Work to do
Please transcribe the listing below in full and word for word, without its pictures.
START Supplied material
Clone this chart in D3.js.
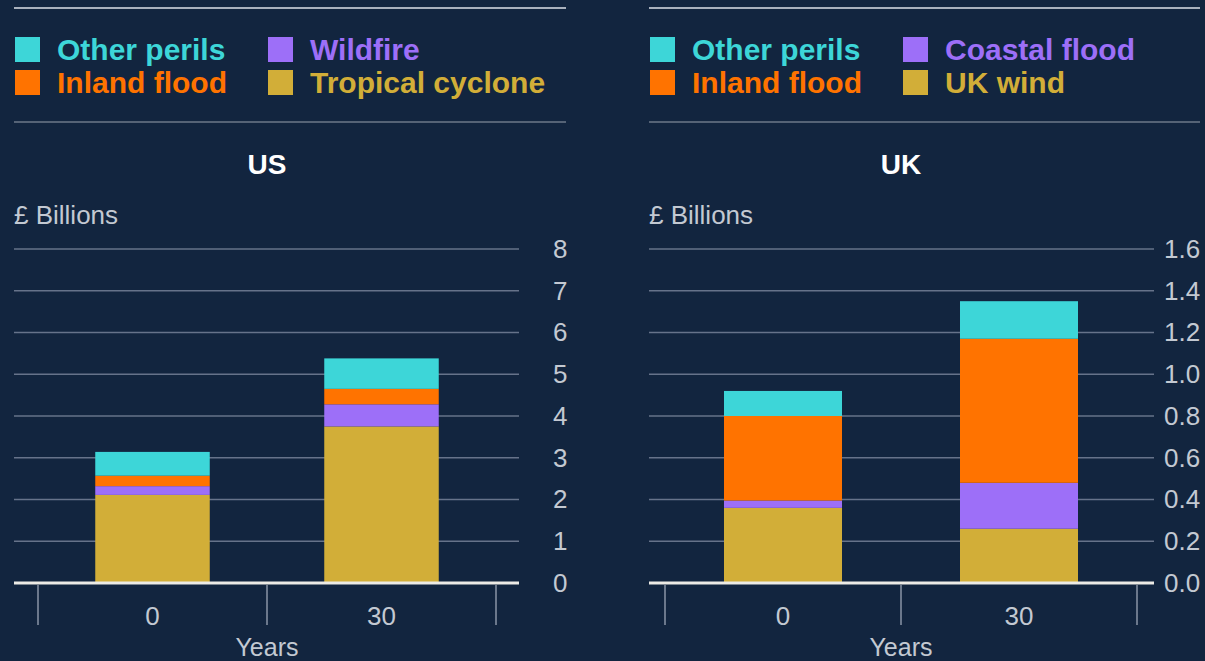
<!DOCTYPE html>
<html>
<head>
<meta charset="utf-8">
<script src="https://cdn.jsdelivr.net/npm/d3@7"></script>
<style>
  html, body { margin: 0; padding: 0; background: #12253f; }
  svg { display: block; }
  text { font-family: "Liberation Sans", Arial, Helvetica, sans-serif; }
</style>
</head>
<body>
<svg id="chart" width="1205" height="661"></svg>
<script>
// Years on the horizontal axis
const years = ["0", "30"];

// US losses, £ billions
const usPerils = ["Tropical cyclone", "Wildfire", "Inland flood", "Other perils"];
const usTropicalCyclone = [2.11, 3.75];
const usWildfire = [0.21, 0.53];
const usInlandFlood = [0.25, 0.37];
const usOtherPerils = [0.57, 0.73];
const usTicks = [0, 1, 2, 3, 4, 5, 6, 7, 8];

// UK losses, £ billions
const ukPerils = ["UK wind", "Coastal flood", "Inland flood", "Other perils"];
const ukWind = [0.36, 0.26];
const ukCoastalFlood = [0.035, 0.22];
const ukInlandFlood = [0.405, 0.69];
const ukOtherPerils = [0.12, 0.18];
const ukTicks = [0, 0.2, 0.4, 0.6, 0.8, 1.0, 1.2, 1.4, 1.6];

// Colours by stack position: bottom, second, third, top
const perilColors = ["#d2ae38", "#9d6ff8", "#ff7300", "#3dd6d8"];

const svg = d3.select("#chart");
svg.append("rect").attr("width", 1205).attr("height", 661).attr("fill", "#12253f");

function drawPanel(opt) {
  const g = svg.append("g");
  const keys = opt.perils;
  const rows = years.map((yr, i) => {
    const r = { year: yr };
    keys.forEach((k, j) => { r[k] = opt.values[j][i]; });
    return r;
  });
  const stacked = d3.stack().keys(keys)(rows);
  const color = d3.scaleOrdinal().domain(keys).range(perilColors);

  // Legend with rules above and below
  g.append("line").attr("x1", opt.left).attr("x2", opt.legendRight)
    .attr("y1", 8).attr("y2", 8).attr("stroke", "#a9b1bd").attr("stroke-width", 2);
  g.append("line").attr("x1", opt.left).attr("x2", opt.legendRight)
    .attr("y1", 122).attr("y2", 122).attr("stroke", "#6c788a").attr("stroke-width", 1.5);

  const legendOrder = [keys[3], keys[1], keys[2], keys[0]];
  legendOrder.forEach((k, i) => {
    const col = i % 2, row = Math.floor(i / 2);
    const lx = opt.left + 1 + col * 253;
    const ly = 37 + row * 33;
    g.append("rect").attr("x", lx).attr("y", ly).attr("width", 25).attr("height", 25)
      .attr("fill", color(k));
    g.append("text").attr("x", lx + 42).attr("y", ly + 23)
      .attr("font-size", 30).attr("font-weight", "bold").attr("fill", color(k)).text(k);
  });

  // Title and unit
  g.append("text").attr("x", opt.titleX).attr("y", 174).attr("text-anchor", "middle")
    .attr("font-size", 28).attr("font-weight", "bold").attr("fill", "#ffffff").text(opt.title);
  g.append("text").attr("x", opt.left).attr("y", 224)
    .attr("font-size", 26).attr("fill", "#c3c9d2").text("£ Billions");

  // Scales
  const y = d3.scaleLinear().domain(opt.domain).range([583, 249]);
  const x = d3.scaleBand().domain(years).range(opt.bandRange)
    .paddingInner(0.5).paddingOuter(0.25);

  // Horizontal gridlines
  g.selectAll(".grid").data(opt.ticks.slice(1)).join("line")
    .attr("x1", opt.left).attr("x2", opt.gridRight)
    .attr("y1", d => y(d)).attr("y2", d => y(d))
    .attr("stroke", "#66738a").attr("stroke-width", 1.5);

  // Right-hand value axis labels
  const yAxis = d3.axisRight(y).tickValues(opt.ticks).tickFormat(opt.fmt).tickSize(0).tickPadding(0);
  const ya = g.append("g").attr("transform", `translate(${opt.labelX},0)`).call(yAxis);
  ya.select(".domain").remove();
  ya.selectAll("text").attr("font-size", 26).attr("fill", "#c3c9d2")
    .attr("font-family", "'Liberation Sans', Arial, sans-serif");

  // Stacked bars
  g.selectAll(".layer").data(stacked).join("g")
    .attr("fill", d => color(d.key))
    .selectAll("rect").data(d => d).join("rect")
    .attr("x", d => x(d.data.year))
    .attr("width", x.bandwidth())
    .attr("y", d => y(d[1]))
    .attr("height", d => y(d[0]) - y(d[1]));

  // Baseline
  g.append("line").attr("x1", opt.left).attr("x2", opt.gridRight)
    .attr("y1", y(0)).attr("y2", y(0)).attr("stroke", "#ecebe6").attr("stroke-width", 3);

  // Category separators below the baseline
  const step = x.step();
  const seps = d3.range(years.length + 1).map(i => opt.bandRange[0] + i * step);
  g.selectAll(".sep").data(seps).join("line")
    .attr("x1", d => d).attr("x2", d => d).attr("y1", 585).attr("y2", 625)
    .attr("stroke", "#8a95a7").attr("stroke-width", 1.5);

  // Category labels
  g.selectAll(".xl").data(years).join("text")
    .attr("x", d => x(d) + x.bandwidth() / 2).attr("y", 625).attr("text-anchor", "middle")
    .attr("font-size", 26).attr("fill", "#c3c9d2").text(d => d);

  g.append("text").attr("x", (opt.bandRange[0] + opt.bandRange[1]) / 2).attr("y", 656)
    .attr("text-anchor", "middle").attr("font-size", 25).attr("fill", "#c3c9d2").text("Years");
}

drawPanel({
  title: "US", titleX: 267, left: 14, legendRight: 566, gridRight: 519, labelX: 553,
  bandRange: [38, 496], domain: [0, 8], ticks: usTicks, fmt: d3.format("d"),
  perils: usPerils,
  values: [usTropicalCyclone, usWildfire, usInlandFlood, usOtherPerils]
});

drawPanel({
  title: "UK", titleX: 901, left: 649, legendRight: 1200, gridRight: 1154, labelX: 1164,
  bandRange: [665, 1137], domain: [0, 1.6], ticks: ukTicks, fmt: d3.format(".1f"),
  perils: ukPerils,
  values: [ukWind, ukCoastalFlood, ukInlandFlood, ukOtherPerils]
});
</script>
</body>
</html>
END Supplied material
Completed task
Clone this chart in D3.js.
<!DOCTYPE html>
<html>
<head>
<meta charset="utf-8">
<script src="https://cdn.jsdelivr.net/npm/d3@7"></script>
<style>
  html, body { margin: 0; padding: 0; background: #12253f; }
  svg { display: block; }
  text { font-family: "Liberation Sans", Arial, Helvetica, sans-serif; }
</style>
</head>
<body>
<svg id="chart" width="1205" height="661"></svg>
<script>
// Years on the horizontal axis
const years = ["0", "30"];

// US losses, £ billions
const usPerils = ["Tropical cyclone", "Wildfire", "Inland flood", "Other perils"];
const usTropicalCyclone = [2.11, 3.75];
const usWildfire = [0.21, 0.53];
const usInlandFlood = [0.25, 0.37];
const usOtherPerils = [0.57, 0.73];
const usTicks = [0, 1, 2, 3, 4, 5, 6, 7, 8];

// UK losses, £ billions
const ukPerils = ["UK wind", "Coastal flood", "Inland flood", "Other perils"];
const ukWind = [0.36, 0.26];
const ukCoastalFlood = [0.035, 0.22];
const ukInlandFlood = [0.405, 0.69];
const ukOtherPerils = [0.12, 0.18];
const ukTicks = [0, 0.2, 0.4, 0.6, 0.8, 1.0, 1.2, 1.4, 1.6];

// Colours by stack position: bottom, second, third, top
const perilColors = ["#d2ae38", "#9d6ff8", "#ff7300", "#3dd6d8"];

const svg = d3.select("#chart");
svg.append("rect").attr("width", 1205).attr("height", 661).attr("fill", "#12253f");

function drawPanel(opt) {
  const g = svg.append("g");
  const keys = opt.perils;
  const rows = years.map((yr, i) => {
    const r = { year: yr };
    keys.forEach((k, j) => { r[k] = opt.values[j][i]; });
    return r;
  });
  const stacked = d3.stack().keys(keys)(rows);
  const color = d3.scaleOrdinal().domain(keys).range(perilColors);

  // Legend with rules above and below
  g.append("line").attr("x1", opt.left).attr("x2", opt.legendRight)
    .attr("y1", 8).attr("y2", 8).attr("stroke", "#a9b1bd").attr("stroke-width", 2);
  g.append("line").attr("x1", opt.left).attr("x2", opt.legendRight)
    .attr("y1", 122).attr("y2", 122).attr("stroke", "#6c788a").attr("stroke-width", 1.5);

  const legendOrder = [keys[3], keys[1], keys[2], keys[0]];
  legendOrder.forEach((k, i) => {
    const col = i % 2, row = Math.floor(i / 2);
    const lx = opt.left + 1 + col * 253;
    const ly = 37 + row * 33;
    g.append("rect").attr("x", lx).attr("y", ly).attr("width", 25).attr("height", 25)
      .attr("fill", color(k));
    g.append("text").attr("x", lx + 42).attr("y", ly + 23)
      .attr("font-size", 30).attr("font-weight", "bold").attr("fill", color(k)).text(k);
  });

  // Title and unit
  g.append("text").attr("x", opt.titleX).attr("y", 174).attr("text-anchor", "middle")
    .attr("font-size", 28).attr("font-weight", "bold").attr("fill", "#ffffff").text(opt.title);
  g.append("text").attr("x", opt.left).attr("y", 224)
    .attr("font-size", 26).attr("fill", "#c3c9d2").text("£ Billions");

  // Scales
  const y = d3.scaleLinear().domain(opt.domain).range([583, 249]);
  const x = d3.scaleBand().domain(years).range(opt.bandRange)
    .paddingInner(0.5).paddingOuter(0.25);

  // Horizontal gridlines
  g.selectAll(".grid").data(opt.ticks.slice(1)).join("line")
    .attr("x1", opt.left).attr("x2", opt.gridRight)
    .attr("y1", d => y(d)).attr("y2", d => y(d))
    .attr("stroke", "#66738a").attr("stroke-width", 1.5);

  // Right-hand value axis labels
  const yAxis = d3.axisRight(y).tickValues(opt.ticks).tickFormat(opt.fmt).tickSize(0).tickPadding(0);
  const ya = g.append("g").attr("transform", `translate(${opt.labelX},0)`).call(yAxis);
  ya.select(".domain").remove();
  ya.selectAll("text").attr("font-size", 26).attr("fill", "#c3c9d2")
    .attr("font-family", "'Liberation Sans', Arial, sans-serif");

  // Stacked bars
  g.selectAll(".layer").data(stacked).join("g")
    .attr("fill", d => color(d.key))
    .selectAll("rect").data(d => d).join("rect")
    .attr("x", d => x(d.data.year))
    .attr("width", x.bandwidth())
    .attr("y", d => y(d[1]))
    .attr("height", d => y(d[0]) - y(d[1]));

  // Baseline
  g.append("line").attr("x1", opt.left).attr("x2", opt.gridRight)
    .attr("y1", y(0)).attr("y2", y(0)).attr("stroke", "#ecebe6").attr("stroke-width", 3);

  // Category separators below the baseline
  const step = x.step();
  const seps = d3.range(years.length + 1).map(i => opt.bandRange[0] + i * step);
  g.selectAll(".sep").data(seps).join("line")
    .attr("x1", d => d).attr("x2", d => d).attr("y1", 585).attr("y2", 625)
    .attr("stroke", "#8a95a7").attr("stroke-width", 1.5);

  // Category labels
  g.selectAll(".xl").data(years).join("text")
    .attr("x", d => x(d) + x.bandwidth() / 2).attr("y", 625).attr("text-anchor", "middle")
    .attr("font-size", 26).attr("fill", "#c3c9d2").text(d => d);

  g.append("text").attr("x", (opt.bandRange[0] + opt.bandRange[1]) / 2).attr("y", 656)
    .attr("text-anchor", "middle").attr("font-size", 25).attr("fill", "#c3c9d2").text("Years");
}

drawPanel({
  title: "US", titleX: 267, left: 14, legendRight: 566, gridRight: 519, labelX: 553,
  bandRange: [38, 496], domain: [0, 8], ticks: usTicks, fmt: d3.format("d"),
  perils: usPerils,
  values: [usTropicalCyclone, usWildfire, usInlandFlood, usOtherPerils]
});

drawPanel({
  title: "UK", titleX: 901, left: 649, legendRight: 1200, gridRight: 1154, labelX: 1164,
  bandRange: [665, 1137], domain: [0, 1.6], ticks: ukTicks, fmt: d3.format(".1f"),
  perils: ukPerils,
  values: [ukWind, ukCoastalFlood, ukInlandFlood, ukOtherPerils]
});
</script>
</body>
</html>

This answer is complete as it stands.